WRITTEN EXERCISE – Count the lines in the records below that contain the word "script", and give only that number.

* begin RAW RECORDS *

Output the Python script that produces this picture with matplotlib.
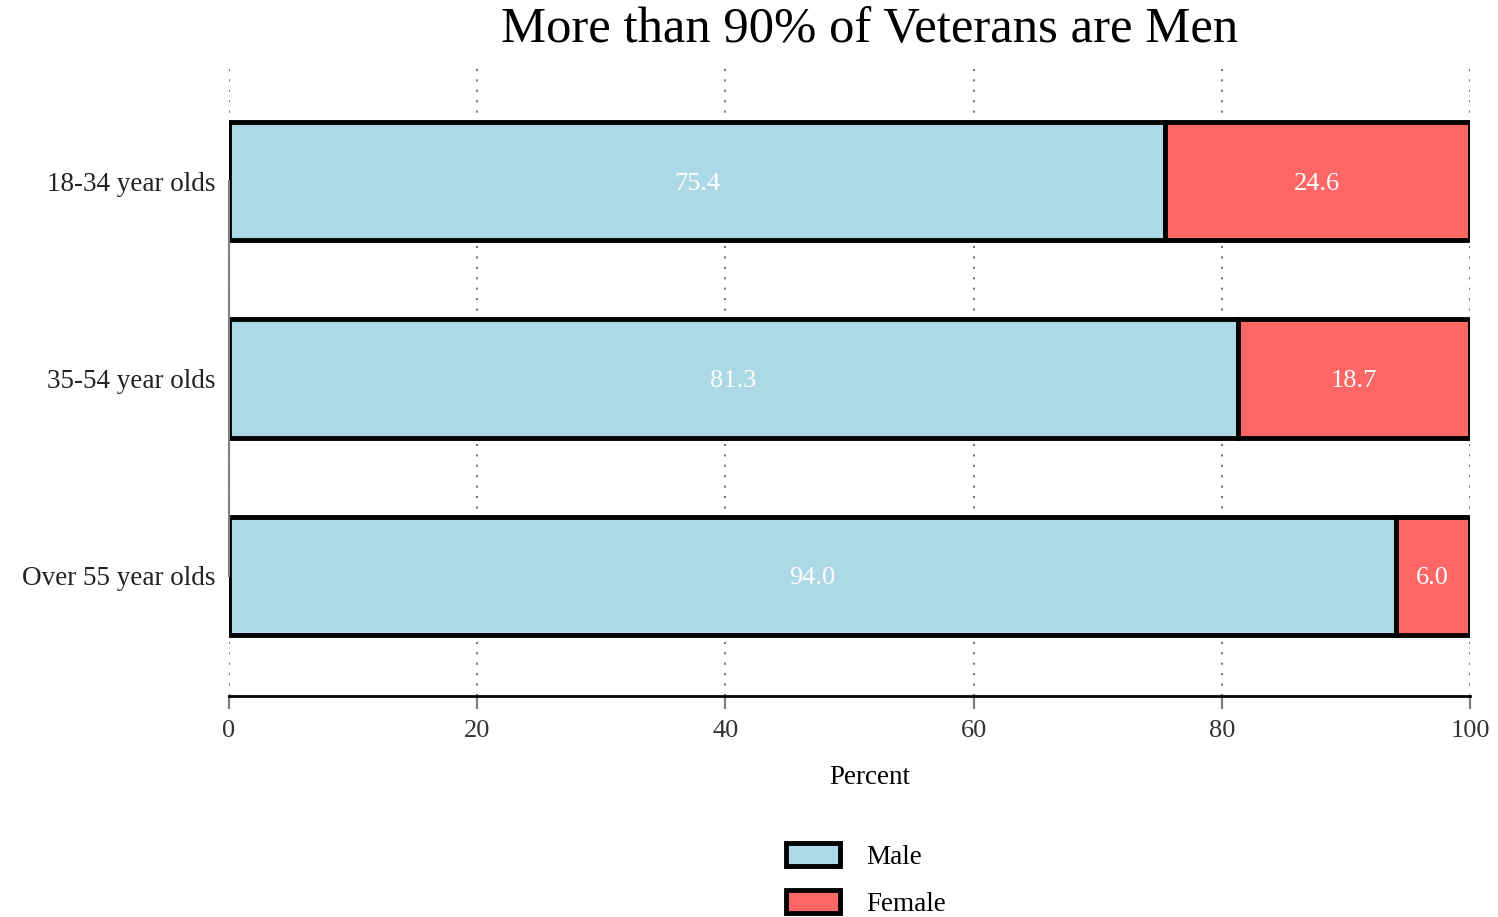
import matplotlib.pyplot as plt
import matplotlib as mpl
import numpy as np

mpl.rcParams['font.family'] = 'Liberation Serif'
mpl.rcParams['font.size'] = 19

# data
groups = ['18-34 year olds', '35-54 year olds', 'Over 55 year olds']
male = [75.4, 81.3, 94.0]
female = [24.6, 18.7, 6.0]
xticks = [0, 20, 40, 60, 80, 100]

c_male = '#ADD8E6'
c_female = '#FF6666'

fig = plt.figure(figsize=(14.98, 9.17), dpi=100)
ax = fig.add_axes([229/1498, 1 - 696/917, (1470 - 229)/1498, (696 - 63)/917])

y = np.arange(len(groups))
b1 = ax.barh(y, male, height=0.6, color=c_male, edgecolor='black', linewidth=3.5, label='Male')
b2 = ax.barh(y, female, left=male, height=0.6, color=c_female, edgecolor='black', linewidth=3.5, label='Female')

# value labels inside the bars
for yi, m, f in zip(y, male, female):
    ax.text(m/2, yi, '%.1f' % m, color='white', ha='center', va='center_baseline', fontsize=19)
    ax.text(m + f/2, yi, '%.1f' % f, color='white', ha='center', va='center_baseline', fontsize=19)

ax.set_xlim(0, 100)
ax.set_ylim(2.61, -0.6)
ax.set_yticks(y)
ax.set_yticklabels(groups, fontsize=19.5, color='#222222')
ax.set_xticks(xticks)
ax.set_xticklabels([str(t) for t in xticks], fontsize=19, color='#333333')

ax.tick_params(axis='y', length=0, pad=10)
ax.tick_params(axis='x', length=9, width=1.6, color='#808080', pad=8)

ax.grid(axis='x', linestyle=(0, (1, 4)), color='#777777', linewidth=1.5)
ax.set_axisbelow(True)

for s in ['top', 'right']:
    ax.spines[s].set_visible(False)
ax.spines['left'].set_bounds(0, 2)
ax.spines['left'].set_color('#808080')
ax.spines['left'].set_linewidth(1.5)
ax.spines['bottom'].set_bounds(0, 100)
ax.spines['bottom'].set_linewidth(2)

fig.text(870/1498, 1 - 778/917, 'Percent', ha='center', va='center', fontsize=19.5)
fig.text(870/1498, 1 - 30/917, 'More than 90% of Veterans are Men', ha='center', va='center', fontsize=36.5)

fig.legend(handles=[b1, b2], loc='center', bbox_to_anchor=(866/1498, 1 - 880/917),
           frameon=False, fontsize=19.5, handlelength=2.0, handleheight=0.9,
           labelspacing=0.75, handletextpad=1.0)

fig.savefig('out.png', dpi=100)
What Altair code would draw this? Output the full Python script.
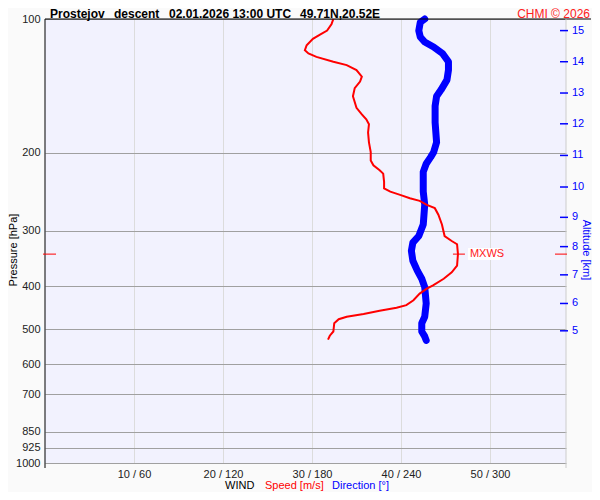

* end RAW RECORDS *

ANSWER TO THIS TASK – 2